**Material for this exercise**

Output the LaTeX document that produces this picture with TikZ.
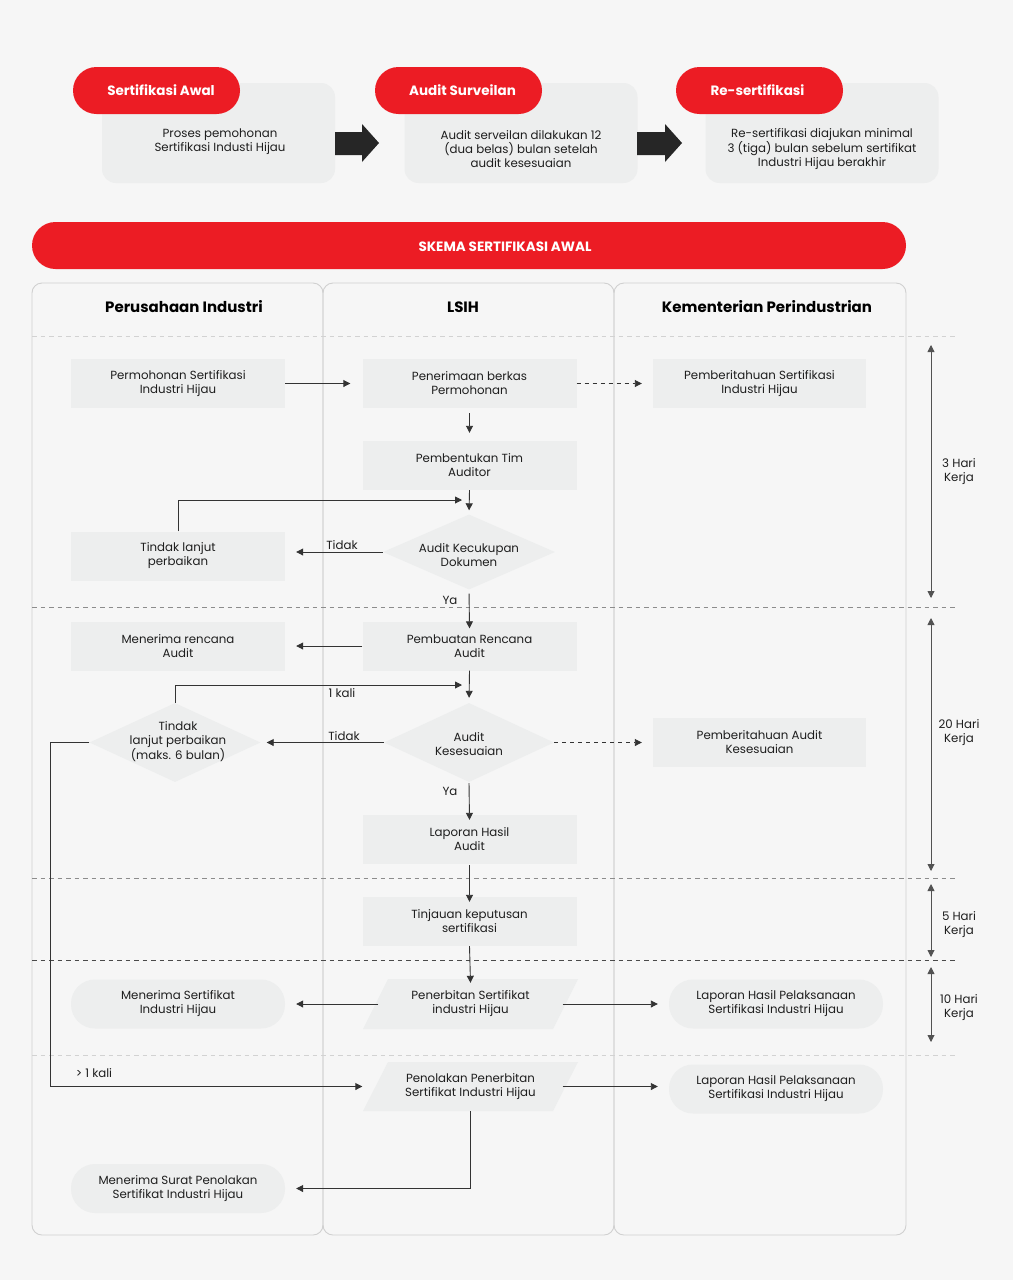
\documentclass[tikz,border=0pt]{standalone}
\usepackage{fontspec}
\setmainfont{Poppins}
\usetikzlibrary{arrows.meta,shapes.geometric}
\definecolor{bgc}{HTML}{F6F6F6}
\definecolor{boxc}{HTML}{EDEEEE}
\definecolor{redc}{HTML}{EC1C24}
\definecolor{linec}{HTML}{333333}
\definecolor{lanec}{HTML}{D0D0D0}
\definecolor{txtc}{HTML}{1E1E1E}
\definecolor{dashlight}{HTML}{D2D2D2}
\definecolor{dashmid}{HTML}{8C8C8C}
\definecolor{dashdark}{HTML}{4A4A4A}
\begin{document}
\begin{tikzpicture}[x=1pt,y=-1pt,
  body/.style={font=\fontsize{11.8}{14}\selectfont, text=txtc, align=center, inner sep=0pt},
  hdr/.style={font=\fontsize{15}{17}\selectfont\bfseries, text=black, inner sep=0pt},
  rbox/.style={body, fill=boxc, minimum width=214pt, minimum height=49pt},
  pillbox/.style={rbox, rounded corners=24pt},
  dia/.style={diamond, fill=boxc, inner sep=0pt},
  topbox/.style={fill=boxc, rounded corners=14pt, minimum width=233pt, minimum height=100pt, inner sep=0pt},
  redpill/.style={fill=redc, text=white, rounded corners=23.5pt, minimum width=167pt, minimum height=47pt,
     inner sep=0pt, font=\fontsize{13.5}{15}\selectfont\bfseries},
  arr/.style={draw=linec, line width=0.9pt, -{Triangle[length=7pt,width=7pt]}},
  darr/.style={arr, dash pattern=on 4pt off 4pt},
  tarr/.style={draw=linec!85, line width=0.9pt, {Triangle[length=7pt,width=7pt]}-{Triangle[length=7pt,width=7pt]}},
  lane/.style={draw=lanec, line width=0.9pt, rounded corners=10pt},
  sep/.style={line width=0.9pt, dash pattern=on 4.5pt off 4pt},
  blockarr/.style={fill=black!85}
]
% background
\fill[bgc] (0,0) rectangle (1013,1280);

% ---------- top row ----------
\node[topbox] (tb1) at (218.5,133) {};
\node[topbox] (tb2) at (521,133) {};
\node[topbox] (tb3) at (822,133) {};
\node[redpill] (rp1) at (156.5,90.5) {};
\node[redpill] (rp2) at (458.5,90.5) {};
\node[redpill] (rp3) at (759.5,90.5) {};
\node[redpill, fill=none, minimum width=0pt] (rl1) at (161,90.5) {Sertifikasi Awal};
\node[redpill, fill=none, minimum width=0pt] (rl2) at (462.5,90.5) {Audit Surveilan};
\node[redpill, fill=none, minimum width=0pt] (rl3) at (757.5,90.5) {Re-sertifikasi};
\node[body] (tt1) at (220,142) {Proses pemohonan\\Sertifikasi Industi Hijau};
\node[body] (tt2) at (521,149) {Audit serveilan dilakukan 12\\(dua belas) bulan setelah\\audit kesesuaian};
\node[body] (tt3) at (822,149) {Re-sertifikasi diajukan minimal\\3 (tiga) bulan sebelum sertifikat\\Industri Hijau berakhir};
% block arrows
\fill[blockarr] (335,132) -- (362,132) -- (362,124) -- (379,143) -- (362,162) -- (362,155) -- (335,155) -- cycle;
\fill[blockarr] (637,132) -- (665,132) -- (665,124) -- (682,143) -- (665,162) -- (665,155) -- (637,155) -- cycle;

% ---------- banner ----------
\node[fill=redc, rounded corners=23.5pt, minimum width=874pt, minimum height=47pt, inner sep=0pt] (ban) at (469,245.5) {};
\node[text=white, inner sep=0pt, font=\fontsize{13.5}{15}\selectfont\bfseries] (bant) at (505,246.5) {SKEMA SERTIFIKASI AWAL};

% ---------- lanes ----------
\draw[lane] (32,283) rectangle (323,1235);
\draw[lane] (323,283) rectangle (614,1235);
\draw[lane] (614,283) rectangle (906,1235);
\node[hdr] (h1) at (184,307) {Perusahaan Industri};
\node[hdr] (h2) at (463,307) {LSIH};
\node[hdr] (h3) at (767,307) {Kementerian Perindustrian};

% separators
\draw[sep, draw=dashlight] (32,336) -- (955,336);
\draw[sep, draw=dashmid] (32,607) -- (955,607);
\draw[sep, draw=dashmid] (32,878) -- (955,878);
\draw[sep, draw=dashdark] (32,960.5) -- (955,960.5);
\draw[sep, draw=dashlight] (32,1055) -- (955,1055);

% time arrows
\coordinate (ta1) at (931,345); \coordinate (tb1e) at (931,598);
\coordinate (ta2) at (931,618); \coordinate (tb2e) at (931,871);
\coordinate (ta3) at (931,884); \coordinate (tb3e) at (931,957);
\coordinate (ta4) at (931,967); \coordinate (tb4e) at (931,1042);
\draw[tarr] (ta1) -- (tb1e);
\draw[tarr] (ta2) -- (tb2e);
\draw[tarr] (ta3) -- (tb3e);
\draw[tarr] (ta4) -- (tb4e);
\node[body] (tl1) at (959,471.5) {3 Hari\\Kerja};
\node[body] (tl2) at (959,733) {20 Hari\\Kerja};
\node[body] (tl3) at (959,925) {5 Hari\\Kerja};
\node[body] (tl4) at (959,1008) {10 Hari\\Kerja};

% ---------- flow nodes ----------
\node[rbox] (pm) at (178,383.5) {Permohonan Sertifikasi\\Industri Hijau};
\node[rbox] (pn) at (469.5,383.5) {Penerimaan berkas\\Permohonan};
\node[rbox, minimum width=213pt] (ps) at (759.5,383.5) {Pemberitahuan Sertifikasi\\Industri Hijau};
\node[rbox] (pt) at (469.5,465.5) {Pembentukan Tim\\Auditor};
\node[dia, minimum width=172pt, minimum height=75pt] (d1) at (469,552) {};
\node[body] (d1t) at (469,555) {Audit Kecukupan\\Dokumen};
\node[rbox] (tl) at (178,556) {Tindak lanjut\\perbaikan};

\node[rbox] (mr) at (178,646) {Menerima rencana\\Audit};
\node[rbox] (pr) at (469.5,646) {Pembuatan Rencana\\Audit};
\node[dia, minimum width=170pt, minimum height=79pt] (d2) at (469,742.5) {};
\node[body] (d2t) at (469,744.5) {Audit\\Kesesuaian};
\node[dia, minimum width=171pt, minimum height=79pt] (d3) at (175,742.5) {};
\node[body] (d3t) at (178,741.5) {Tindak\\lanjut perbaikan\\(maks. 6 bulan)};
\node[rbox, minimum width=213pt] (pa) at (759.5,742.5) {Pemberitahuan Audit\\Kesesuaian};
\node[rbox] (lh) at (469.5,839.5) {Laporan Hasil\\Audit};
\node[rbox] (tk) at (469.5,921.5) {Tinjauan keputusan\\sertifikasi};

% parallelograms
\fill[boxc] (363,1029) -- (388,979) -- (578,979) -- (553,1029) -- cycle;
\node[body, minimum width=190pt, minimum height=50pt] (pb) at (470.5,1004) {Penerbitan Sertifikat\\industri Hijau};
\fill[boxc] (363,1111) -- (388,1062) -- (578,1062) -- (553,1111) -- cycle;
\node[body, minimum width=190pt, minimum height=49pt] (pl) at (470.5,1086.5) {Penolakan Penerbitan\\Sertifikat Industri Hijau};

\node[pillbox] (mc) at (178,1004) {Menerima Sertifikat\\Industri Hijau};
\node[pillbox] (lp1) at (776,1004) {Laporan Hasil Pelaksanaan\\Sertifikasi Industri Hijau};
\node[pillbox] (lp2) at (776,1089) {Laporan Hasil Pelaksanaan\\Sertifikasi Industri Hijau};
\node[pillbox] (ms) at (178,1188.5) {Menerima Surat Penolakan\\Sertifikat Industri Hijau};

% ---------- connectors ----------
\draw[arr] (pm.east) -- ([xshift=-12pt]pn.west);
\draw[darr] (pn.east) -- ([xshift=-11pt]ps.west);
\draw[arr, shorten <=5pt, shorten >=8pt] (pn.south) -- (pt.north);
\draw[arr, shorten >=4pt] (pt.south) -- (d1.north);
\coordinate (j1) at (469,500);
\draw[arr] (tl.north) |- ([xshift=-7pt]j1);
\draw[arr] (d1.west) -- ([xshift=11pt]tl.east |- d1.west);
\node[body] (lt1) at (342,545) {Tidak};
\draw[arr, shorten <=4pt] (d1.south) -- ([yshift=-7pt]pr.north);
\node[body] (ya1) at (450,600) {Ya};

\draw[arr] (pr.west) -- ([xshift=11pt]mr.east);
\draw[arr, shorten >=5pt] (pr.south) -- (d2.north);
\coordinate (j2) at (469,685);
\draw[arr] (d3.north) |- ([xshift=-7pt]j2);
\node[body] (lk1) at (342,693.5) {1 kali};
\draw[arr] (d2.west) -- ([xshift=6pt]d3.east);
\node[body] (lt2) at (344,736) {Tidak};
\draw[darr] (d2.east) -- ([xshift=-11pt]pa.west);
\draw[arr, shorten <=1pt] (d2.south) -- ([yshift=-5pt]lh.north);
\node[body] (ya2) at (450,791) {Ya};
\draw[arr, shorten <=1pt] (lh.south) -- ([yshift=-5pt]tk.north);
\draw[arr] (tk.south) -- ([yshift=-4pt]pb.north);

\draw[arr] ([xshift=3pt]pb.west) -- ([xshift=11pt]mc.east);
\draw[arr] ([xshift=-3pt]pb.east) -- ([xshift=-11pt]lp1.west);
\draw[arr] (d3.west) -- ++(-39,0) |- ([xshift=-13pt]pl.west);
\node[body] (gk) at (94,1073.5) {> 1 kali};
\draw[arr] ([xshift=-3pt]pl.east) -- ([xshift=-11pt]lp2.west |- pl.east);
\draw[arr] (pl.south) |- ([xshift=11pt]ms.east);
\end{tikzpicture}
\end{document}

--

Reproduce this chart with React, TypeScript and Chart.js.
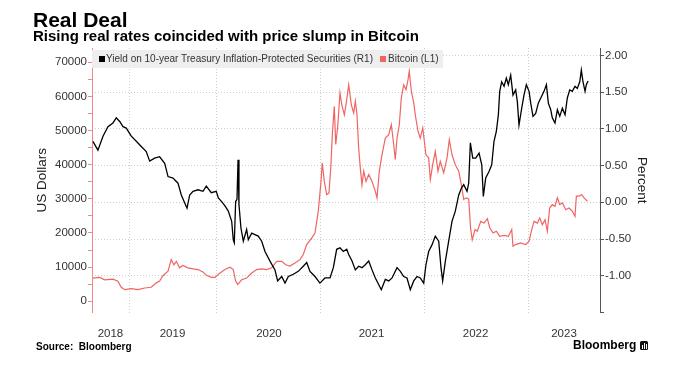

--

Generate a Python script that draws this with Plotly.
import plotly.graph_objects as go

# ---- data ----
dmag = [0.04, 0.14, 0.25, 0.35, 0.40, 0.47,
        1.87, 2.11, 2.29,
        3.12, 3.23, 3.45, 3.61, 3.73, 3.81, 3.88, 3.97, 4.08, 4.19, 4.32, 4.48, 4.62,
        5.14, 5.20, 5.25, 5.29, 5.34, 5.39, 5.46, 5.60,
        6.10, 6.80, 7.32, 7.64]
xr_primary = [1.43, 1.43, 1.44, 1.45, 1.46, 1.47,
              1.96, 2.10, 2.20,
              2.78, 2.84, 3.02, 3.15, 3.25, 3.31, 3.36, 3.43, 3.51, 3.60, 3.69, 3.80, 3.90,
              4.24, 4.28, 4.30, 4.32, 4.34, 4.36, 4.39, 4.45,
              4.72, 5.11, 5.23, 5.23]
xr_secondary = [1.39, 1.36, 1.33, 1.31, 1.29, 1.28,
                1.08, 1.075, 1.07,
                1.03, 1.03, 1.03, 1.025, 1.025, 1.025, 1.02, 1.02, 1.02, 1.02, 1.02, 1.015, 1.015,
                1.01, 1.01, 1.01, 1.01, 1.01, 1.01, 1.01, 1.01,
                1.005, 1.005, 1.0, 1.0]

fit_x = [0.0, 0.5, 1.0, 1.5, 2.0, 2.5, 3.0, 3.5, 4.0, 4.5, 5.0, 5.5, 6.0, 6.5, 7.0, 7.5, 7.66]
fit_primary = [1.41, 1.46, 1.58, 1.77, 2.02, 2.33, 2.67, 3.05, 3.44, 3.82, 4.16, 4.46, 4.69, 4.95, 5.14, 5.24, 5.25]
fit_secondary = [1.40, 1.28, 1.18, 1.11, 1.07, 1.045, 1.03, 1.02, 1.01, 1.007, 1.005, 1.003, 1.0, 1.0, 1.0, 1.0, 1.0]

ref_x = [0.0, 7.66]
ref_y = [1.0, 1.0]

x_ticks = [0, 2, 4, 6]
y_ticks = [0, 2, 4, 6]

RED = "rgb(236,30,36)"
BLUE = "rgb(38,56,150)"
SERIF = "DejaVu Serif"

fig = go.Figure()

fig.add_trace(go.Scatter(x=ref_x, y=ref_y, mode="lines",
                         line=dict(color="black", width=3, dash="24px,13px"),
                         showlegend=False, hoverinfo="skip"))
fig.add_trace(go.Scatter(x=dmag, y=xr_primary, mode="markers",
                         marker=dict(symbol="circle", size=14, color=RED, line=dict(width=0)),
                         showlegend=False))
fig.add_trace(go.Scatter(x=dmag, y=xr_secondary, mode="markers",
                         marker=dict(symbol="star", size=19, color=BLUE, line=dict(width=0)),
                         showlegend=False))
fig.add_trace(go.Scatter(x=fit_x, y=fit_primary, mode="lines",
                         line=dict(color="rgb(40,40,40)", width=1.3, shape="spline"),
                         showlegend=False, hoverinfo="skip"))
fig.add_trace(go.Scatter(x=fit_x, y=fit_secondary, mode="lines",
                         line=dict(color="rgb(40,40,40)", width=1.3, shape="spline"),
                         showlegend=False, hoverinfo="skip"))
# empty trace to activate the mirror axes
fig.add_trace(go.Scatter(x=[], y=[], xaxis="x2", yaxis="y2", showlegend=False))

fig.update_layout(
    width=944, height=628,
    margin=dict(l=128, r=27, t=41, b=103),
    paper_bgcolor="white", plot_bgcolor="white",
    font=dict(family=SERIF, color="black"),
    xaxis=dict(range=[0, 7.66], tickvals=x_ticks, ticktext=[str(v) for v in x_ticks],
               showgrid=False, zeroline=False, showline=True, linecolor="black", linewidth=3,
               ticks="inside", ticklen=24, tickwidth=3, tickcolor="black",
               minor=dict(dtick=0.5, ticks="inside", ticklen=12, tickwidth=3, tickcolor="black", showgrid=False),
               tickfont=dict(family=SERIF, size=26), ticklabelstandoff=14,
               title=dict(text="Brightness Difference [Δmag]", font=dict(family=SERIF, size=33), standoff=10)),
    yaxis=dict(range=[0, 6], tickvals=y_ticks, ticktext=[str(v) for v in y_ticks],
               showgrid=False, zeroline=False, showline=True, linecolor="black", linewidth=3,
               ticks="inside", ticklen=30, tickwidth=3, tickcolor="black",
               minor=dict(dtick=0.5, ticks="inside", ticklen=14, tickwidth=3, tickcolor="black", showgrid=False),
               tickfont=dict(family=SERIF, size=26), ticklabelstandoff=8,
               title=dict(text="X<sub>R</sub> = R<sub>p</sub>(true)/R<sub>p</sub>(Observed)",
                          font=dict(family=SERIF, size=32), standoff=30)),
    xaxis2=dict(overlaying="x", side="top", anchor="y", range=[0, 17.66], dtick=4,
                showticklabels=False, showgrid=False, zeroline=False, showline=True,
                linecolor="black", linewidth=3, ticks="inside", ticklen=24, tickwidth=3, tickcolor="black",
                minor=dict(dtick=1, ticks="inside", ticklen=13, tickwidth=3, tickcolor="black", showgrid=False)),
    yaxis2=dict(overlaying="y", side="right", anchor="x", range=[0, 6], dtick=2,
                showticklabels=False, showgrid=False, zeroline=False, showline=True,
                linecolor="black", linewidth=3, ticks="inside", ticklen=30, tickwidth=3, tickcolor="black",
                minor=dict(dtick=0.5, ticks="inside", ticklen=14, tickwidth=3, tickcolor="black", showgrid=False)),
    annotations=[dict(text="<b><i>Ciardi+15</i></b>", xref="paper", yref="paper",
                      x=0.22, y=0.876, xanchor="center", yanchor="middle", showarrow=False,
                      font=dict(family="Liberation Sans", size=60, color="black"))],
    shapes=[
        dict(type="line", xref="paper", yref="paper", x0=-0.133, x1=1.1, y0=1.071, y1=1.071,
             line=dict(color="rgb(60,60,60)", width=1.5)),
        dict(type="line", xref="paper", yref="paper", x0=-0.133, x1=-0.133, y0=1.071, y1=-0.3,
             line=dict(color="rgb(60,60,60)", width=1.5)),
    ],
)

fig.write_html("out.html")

**Request**
Only the lines from the one holding "Generate a Python" through the one holding "fig = go.Figure()" are wanted; retype them exactly.

**Answer for this exercise**
Generate a Python script that draws this with Plotly.
import plotly.graph_objects as go

# ---- data ----
dmag = [0.04, 0.14, 0.25, 0.35, 0.40, 0.47,
        1.87, 2.11, 2.29,
        3.12, 3.23, 3.45, 3.61, 3.73, 3.81, 3.88, 3.97, 4.08, 4.19, 4.32, 4.48, 4.62,
        5.14, 5.20, 5.25, 5.29, 5.34, 5.39, 5.46, 5.60,
        6.10, 6.80, 7.32, 7.64]
xr_primary = [1.43, 1.43, 1.44, 1.45, 1.46, 1.47,
              1.96, 2.10, 2.20,
              2.78, 2.84, 3.02, 3.15, 3.25, 3.31, 3.36, 3.43, 3.51, 3.60, 3.69, 3.80, 3.90,
              4.24, 4.28, 4.30, 4.32, 4.34, 4.36, 4.39, 4.45,
              4.72, 5.11, 5.23, 5.23]
xr_secondary = [1.39, 1.36, 1.33, 1.31, 1.29, 1.28,
                1.08, 1.075, 1.07,
                1.03, 1.03, 1.03, 1.025, 1.025, 1.025, 1.02, 1.02, 1.02, 1.02, 1.02, 1.015, 1.015,
                1.01, 1.01, 1.01, 1.01, 1.01, 1.01, 1.01, 1.01,
                1.005, 1.005, 1.0, 1.0]

fit_x = [0.0, 0.5, 1.0, 1.5, 2.0, 2.5, 3.0, 3.5, 4.0, 4.5, 5.0, 5.5, 6.0, 6.5, 7.0, 7.5, 7.66]
fit_primary = [1.41, 1.46, 1.58, 1.77, 2.02, 2.33, 2.67, 3.05, 3.44, 3.82, 4.16, 4.46, 4.69, 4.95, 5.14, 5.24, 5.25]
fit_secondary = [1.40, 1.28, 1.18, 1.11, 1.07, 1.045, 1.03, 1.02, 1.01, 1.007, 1.005, 1.003, 1.0, 1.0, 1.0, 1.0, 1.0]

ref_x = [0.0, 7.66]
ref_y = [1.0, 1.0]

x_ticks = [0, 2, 4, 6]
y_ticks = [0, 2, 4, 6]

RED = "rgb(236,30,36)"
BLUE = "rgb(38,56,150)"
SERIF = "DejaVu Serif"

fig = go.Figure()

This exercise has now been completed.